Lecture: Friday, February 10, 7 to 9 p.m.
Good Shepherd Center, Room 202, 4649 Sunnyside Ave. N., Seattle
$10 members, $15 nonmembers
2 CEUs
The lecture will begin with a retelling of the story about the young boy who fell in love with his own image as he saw it reflected in a tree-shaded pool. Hearing the story retold should help us realize how little of the depth of this myth is caught in the usual interpretations of narcissism . Narcissism is typically defined as a pathology, a personality disorder characterized by arrogance, exploitation, grandiosity and entitlement, by an excessive need for admiration, and by a lack of empathy.
The rich depth psychological revisionings of this story put forward by Sigmund Freud, Lou Andreas-Salome, James Hillman and other Jungians help us to see that narcissism is not a pathology but an expression of a universal longing to return to that beginning time when self and other were one, not just a stage to be transcended but rather the persistent accompaniment of all our deeper experience. As Salome puts it, "There is a kind of narcissism that is an experience of being wholly at one with the world, not just absorbed in oneself." Indeed, reflection on this story leads us to think deeply about the relationship between self-love and the possibility of loving an other as other, between desire and the imagination, between soul and image, between the longing for wholeness and the longing for death.
Workshop: Saturday, February 11, 10 a.m. to 4 p.m.
Good Shepherd Center, Room 221, 4649 Sunnyside Ave. N., Seattle
$50 members, $60 nonmembers (corrected from earlier posted amount)
5 CEUs
To learn about preregistering for the workshop, see Preregistration Policy and Form.
The workshop will provide an opportunity for us to explore together how the ripples sent out by reflections on the Myth of Narcissus touch upon our own experience. We will wonder together about such themes as the costs and blessings of introversion and self-absorption, about how desire and imagination have been fruitfully and destructively related in our own lives, about what it is that the soul most deeply longs for. There will be lecture and discussion and some time devoted to journaling—so bring pen and paper and wear comfortable clothes.
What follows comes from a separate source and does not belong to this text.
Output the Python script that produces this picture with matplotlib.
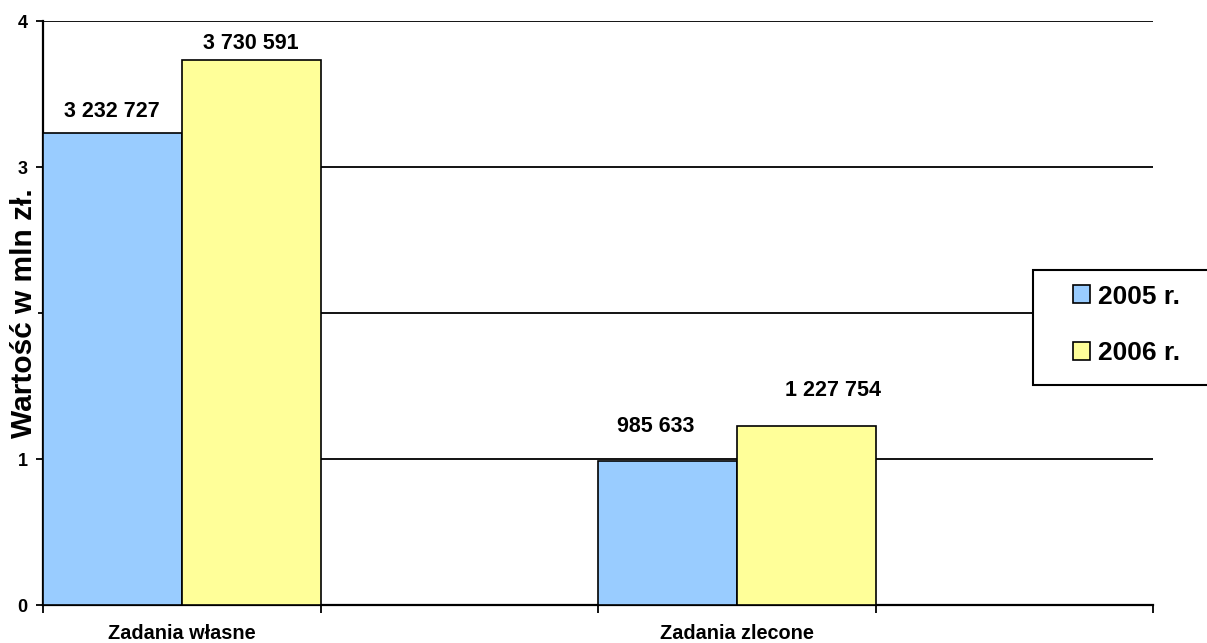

Christine Downing, Ph.D., currently a Professor of Mythological Studies at Pacifica Graduate Institute in Santa Barbara, taught for almost twenty years in the Department of Religious Studies at San Diego State University (a good part of the time as Chair of the Department and during the same period as a member of the Core Faculty at the San Diego campus of the California School of Professional Psychology). From 1963 to 1974 she served as a faculty member of the Religion Department at Douglass College of Rutgers University. She has also taught at the Jung Institute in Zurich and lectures frequently to Jungian groups both here and abroad and at American and European universities. Her undergraduate degree in literature is from Swarthmore College; her Ph.D., in religion and culture is from Drew University. Her books include The Goddess: Journey Through Menopause, Psyche's Sisters, Myths and Mysteries of Same-Sex Love, Mirrors of the Self, Women's Mysteries, Gods In Our Midst, The Long Journey Home, The Luxury of Afterwards, and Preludes: Essays in the Ludic Imagination.
This program has been approved for 7.0 CEU's by the Washington Chapter, National Association of Social Workers (NASW) for Licensed Social Workers, Licensed Marriage & Family Therapists and Licensed Mental Health Counselors. Provider number is #1975-157. The cost to receive a certificate is as follows: 7.0 units for lecture and workshop $15; 2.0 units for the Friday lecture $10; 5.0 units for workshop $10.